* [The data]
━━━━━━━━━━
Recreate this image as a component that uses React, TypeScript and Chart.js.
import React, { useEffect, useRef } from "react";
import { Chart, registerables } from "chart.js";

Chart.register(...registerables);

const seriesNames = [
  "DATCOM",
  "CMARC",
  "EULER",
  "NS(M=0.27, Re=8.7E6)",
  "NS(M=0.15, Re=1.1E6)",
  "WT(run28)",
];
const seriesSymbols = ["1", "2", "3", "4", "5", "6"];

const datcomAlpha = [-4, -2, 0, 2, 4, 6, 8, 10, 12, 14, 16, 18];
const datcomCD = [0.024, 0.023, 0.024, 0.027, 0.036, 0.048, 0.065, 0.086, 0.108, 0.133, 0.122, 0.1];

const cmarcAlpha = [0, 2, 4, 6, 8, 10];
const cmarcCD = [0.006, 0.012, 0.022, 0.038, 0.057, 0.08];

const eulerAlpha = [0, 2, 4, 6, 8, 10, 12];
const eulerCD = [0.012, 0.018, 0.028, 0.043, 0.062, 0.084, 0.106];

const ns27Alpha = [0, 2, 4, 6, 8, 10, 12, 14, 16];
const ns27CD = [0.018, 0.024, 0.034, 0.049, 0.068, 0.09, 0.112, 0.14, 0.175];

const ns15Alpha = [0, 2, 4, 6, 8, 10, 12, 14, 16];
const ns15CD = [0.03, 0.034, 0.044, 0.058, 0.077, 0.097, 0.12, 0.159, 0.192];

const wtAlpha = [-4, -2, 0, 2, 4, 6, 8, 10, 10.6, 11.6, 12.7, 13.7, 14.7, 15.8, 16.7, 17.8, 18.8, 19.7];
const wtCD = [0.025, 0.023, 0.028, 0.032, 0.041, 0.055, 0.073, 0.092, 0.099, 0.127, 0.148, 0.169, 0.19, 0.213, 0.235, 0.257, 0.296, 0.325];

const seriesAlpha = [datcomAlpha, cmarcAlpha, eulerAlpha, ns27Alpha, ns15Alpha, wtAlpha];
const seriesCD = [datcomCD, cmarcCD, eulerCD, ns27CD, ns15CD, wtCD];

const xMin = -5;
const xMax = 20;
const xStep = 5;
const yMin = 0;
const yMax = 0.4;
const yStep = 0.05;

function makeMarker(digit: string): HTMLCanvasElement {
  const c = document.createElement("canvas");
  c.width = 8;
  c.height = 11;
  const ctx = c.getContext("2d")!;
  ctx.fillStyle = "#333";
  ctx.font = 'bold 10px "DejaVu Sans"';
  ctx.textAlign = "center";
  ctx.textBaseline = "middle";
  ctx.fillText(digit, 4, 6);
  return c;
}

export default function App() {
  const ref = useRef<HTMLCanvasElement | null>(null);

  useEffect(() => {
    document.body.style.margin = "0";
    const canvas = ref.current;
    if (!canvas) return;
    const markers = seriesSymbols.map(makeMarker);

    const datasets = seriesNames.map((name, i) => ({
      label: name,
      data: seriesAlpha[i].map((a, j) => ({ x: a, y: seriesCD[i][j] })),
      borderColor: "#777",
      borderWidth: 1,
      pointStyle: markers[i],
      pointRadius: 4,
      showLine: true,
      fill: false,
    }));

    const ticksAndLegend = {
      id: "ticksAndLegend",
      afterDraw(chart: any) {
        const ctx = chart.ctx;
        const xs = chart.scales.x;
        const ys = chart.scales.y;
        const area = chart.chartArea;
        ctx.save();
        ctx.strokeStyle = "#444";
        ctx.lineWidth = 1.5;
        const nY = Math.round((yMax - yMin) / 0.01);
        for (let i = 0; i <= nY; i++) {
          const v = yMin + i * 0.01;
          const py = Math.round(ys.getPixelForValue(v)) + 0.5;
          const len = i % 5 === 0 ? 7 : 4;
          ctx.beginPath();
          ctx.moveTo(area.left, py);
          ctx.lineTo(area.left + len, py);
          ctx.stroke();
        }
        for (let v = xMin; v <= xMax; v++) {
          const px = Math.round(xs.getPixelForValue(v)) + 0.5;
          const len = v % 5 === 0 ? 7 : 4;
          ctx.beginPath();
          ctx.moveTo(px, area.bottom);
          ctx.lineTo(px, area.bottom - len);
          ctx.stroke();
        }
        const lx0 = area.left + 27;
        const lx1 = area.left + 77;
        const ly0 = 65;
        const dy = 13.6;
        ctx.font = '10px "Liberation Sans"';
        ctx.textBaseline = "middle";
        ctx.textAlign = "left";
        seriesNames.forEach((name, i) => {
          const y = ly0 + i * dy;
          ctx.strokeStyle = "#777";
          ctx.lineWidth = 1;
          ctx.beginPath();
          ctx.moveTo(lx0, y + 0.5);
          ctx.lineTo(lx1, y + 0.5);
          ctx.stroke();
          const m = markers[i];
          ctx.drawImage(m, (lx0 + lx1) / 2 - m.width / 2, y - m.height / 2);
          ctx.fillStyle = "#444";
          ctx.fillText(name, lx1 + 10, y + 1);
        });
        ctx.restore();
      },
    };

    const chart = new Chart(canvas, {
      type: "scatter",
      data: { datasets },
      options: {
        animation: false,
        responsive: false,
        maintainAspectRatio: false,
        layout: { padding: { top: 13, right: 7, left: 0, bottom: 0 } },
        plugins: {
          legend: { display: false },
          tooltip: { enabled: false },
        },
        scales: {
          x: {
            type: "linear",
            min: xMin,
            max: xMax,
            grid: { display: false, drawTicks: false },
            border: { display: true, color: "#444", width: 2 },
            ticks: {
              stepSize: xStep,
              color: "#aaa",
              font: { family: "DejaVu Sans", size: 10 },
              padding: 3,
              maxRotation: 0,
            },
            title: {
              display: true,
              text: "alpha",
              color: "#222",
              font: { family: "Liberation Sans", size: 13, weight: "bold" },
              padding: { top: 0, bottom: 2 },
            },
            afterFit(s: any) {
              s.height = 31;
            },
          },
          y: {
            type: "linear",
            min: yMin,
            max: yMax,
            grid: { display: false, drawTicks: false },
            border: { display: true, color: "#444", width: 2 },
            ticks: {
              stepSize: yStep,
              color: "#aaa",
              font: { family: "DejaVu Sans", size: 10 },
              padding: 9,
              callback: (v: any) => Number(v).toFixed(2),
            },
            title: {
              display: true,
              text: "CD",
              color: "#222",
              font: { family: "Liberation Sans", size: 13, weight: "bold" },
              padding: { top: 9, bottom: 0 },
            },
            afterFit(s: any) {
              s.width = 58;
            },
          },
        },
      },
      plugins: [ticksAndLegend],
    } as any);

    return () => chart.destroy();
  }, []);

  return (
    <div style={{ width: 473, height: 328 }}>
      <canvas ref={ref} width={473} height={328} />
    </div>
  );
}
━━━━━━━━━━
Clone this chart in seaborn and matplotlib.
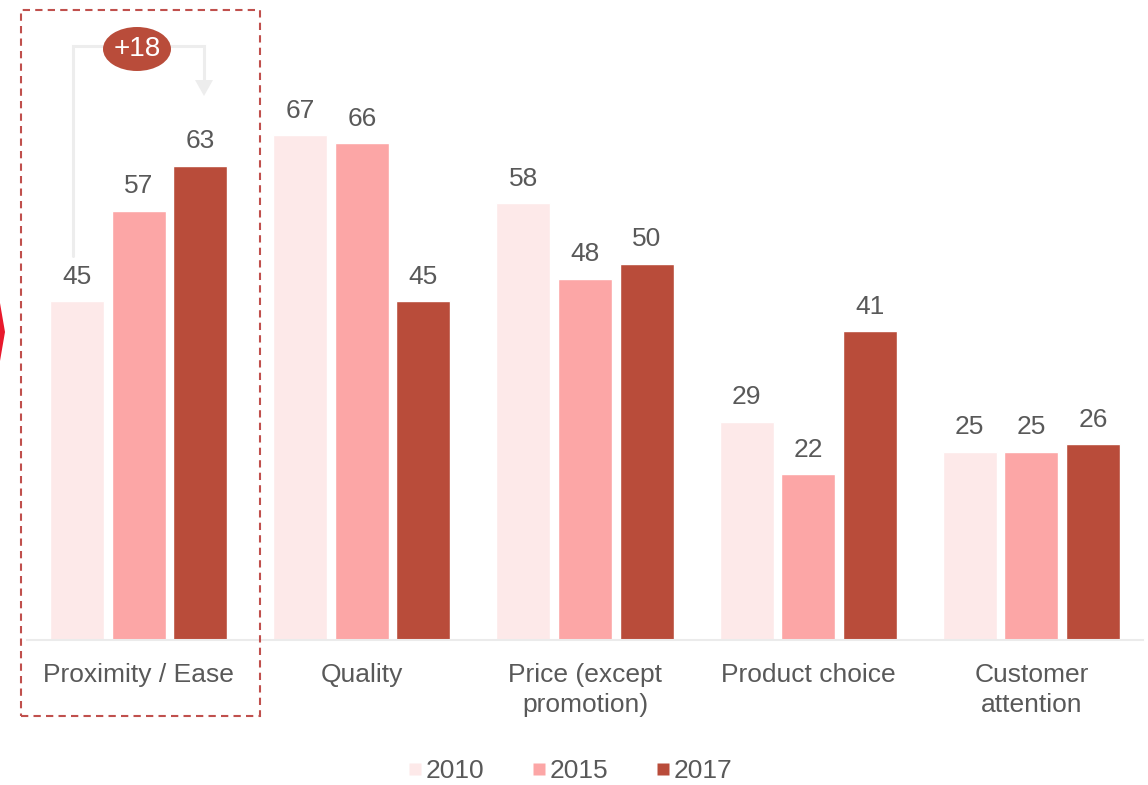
━━━━━━━━━━
* [What you are asked to do] Among the entries above, find the line with "Recreate this image" and the line with "0.062, 0.084, 0.106];"; give again exactly these two lines and all lines between them.

* [Written reply]
Recreate this image as a component that uses React, TypeScript and Chart.js.
import React, { useEffect, useRef } from "react";
import { Chart, registerables } from "chart.js";

Chart.register(...registerables);

const seriesNames = [
  "DATCOM",
  "CMARC",
  "EULER",
  "NS(M=0.27, Re=8.7E6)",
  "NS(M=0.15, Re=1.1E6)",
  "WT(run28)",
];
const seriesSymbols = ["1", "2", "3", "4", "5", "6"];

const datcomAlpha = [-4, -2, 0, 2, 4, 6, 8, 10, 12, 14, 16, 18];
const datcomCD = [0.024, 0.023, 0.024, 0.027, 0.036, 0.048, 0.065, 0.086, 0.108, 0.133, 0.122, 0.1];

const cmarcAlpha = [0, 2, 4, 6, 8, 10];
const cmarcCD = [0.006, 0.012, 0.022, 0.038, 0.057, 0.08];

const eulerAlpha = [0, 2, 4, 6, 8, 10, 12];
const eulerCD = [0.012, 0.018, 0.028, 0.043, 0.062, 0.084, 0.106];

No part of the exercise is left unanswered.